Extract word for word the lines of the listing from its start to the line holding "(sub) at (721.75,210.5)", both ends kept; pictures are not part of the copy.

+---+

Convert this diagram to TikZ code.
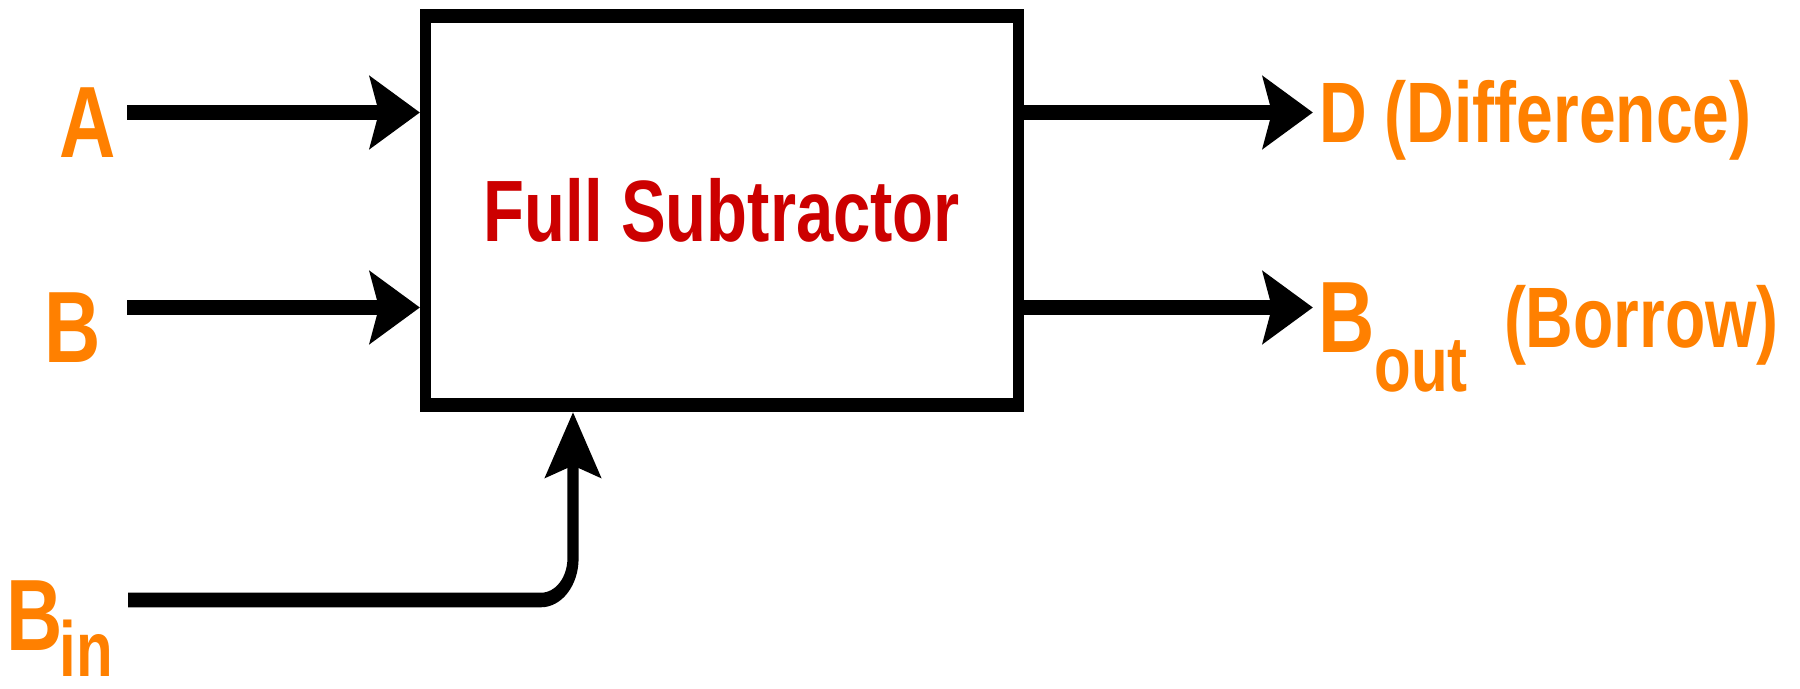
\documentclass[tikz,border=0pt]{standalone}
\usepackage{fontspec}
\setmainfont{Liberation Sans}
\usetikzlibrary{arrows.meta}
\definecolor{labelorange}{HTML}{FF8000}
\definecolor{titlered}{HTML}{CC0000}

\begin{document}
\begin{tikzpicture}[
  wire/.style={line width=5.6pt, -{Stealth[length=25pt,width=27.5pt,inset=4.5pt]}},
  blockbox/.style={draw, line width=5.5pt, minimum width=296.25pt,
    minimum height=149.6pt, inner sep=0pt, text=titlered,
    font=\fontsize{33.5}{40}\selectfont\bfseries},
  lbl/.style={inner sep=0pt, outer sep=0pt, anchor=base west, text=labelorange},
  bigfont/.style={font=\fontsize{39}{44}\selectfont\bfseries},
  midfont/.style={font=\fontsize{33}{40}\selectfont\bfseries},
]
\useasboundingbox (0,0) rectangle (900pt,-344.5pt);
% the whole drawing is stretched vertically by 1.3
\begin{scope}[x=0.5pt, y=-0.384615pt, transform canvas={yscale=1.3}]
  % the subtractor block
  \node[blockbox] (sub) at (721.75,210.5) {Full Subtractor};

  % wire end points
  \coordinate (aIn)     at (127,112.5);
  \coordinate (bIn)     at (127,307.5);
  \coordinate (binIn)   at (128,600);
  \coordinate (binTurn) at (573,600);
  \coordinate (dOut)    at (1313,112.5);
  \coordinate (boutOut) at (1313,307.5);

  % inputs
  \draw[wire] (aIn) -- (aIn -| sub.west);
  \draw[wire] (bIn) -- (bIn -| sub.west);
  \draw[wire, rounded corners=16pt] (binIn) -- (binTurn) -- (binTurn |- sub.south);

  % outputs
  \draw[wire] (sub.east |- dOut) -- (dOut);
  \draw[wire] (sub.east |- boutOut) -- (boutOut);

  % labels
  \node[lbl, bigfont] (lblA) at (59,158) {A};
  \node[lbl, bigfont] (lblB) at (44,363) {B};
  \node[lbl, bigfont] (lblBin) at (6,651)
    {B\kern-1.5pt\raisebox{-10pt}{\fontsize{30}{34}\selectfont in}};
  \node[lbl, midfont] (lblD) at (1319,143) {D (Difference)};
  \node[lbl, bigfont] (lblBout) at (1318,353)
    {B\raisebox{-15pt}{\fontsize{30}{34}\selectfont out}};
  \node[lbl, midfont] (lblBorrow) at (1504,348) {(Borrow)};
\end{scope}
\end{tikzpicture}
\end{document}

+---+

Correct result>
Convert this diagram to TikZ code.
\documentclass[tikz,border=0pt]{standalone}
\usepackage{fontspec}
\setmainfont{Liberation Sans}
\usetikzlibrary{arrows.meta}
\definecolor{labelorange}{HTML}{FF8000}
\definecolor{titlered}{HTML}{CC0000}

\begin{document}
\begin{tikzpicture}[
  wire/.style={line width=5.6pt, -{Stealth[length=25pt,width=27.5pt,inset=4.5pt]}},
  blockbox/.style={draw, line width=5.5pt, minimum width=296.25pt,
    minimum height=149.6pt, inner sep=0pt, text=titlered,
    font=\fontsize{33.5}{40}\selectfont\bfseries},
  lbl/.style={inner sep=0pt, outer sep=0pt, anchor=base west, text=labelorange},
  bigfont/.style={font=\fontsize{39}{44}\selectfont\bfseries},
  midfont/.style={font=\fontsize{33}{40}\selectfont\bfseries},
]
\useasboundingbox (0,0) rectangle (900pt,-344.5pt);
% the whole drawing is stretched vertically by 1.3
\begin{scope}[x=0.5pt, y=-0.384615pt, transform canvas={yscale=1.3}]
  % the subtractor block
  \node[blockbox] (sub) at (721.75,210.5) {Full Subtractor};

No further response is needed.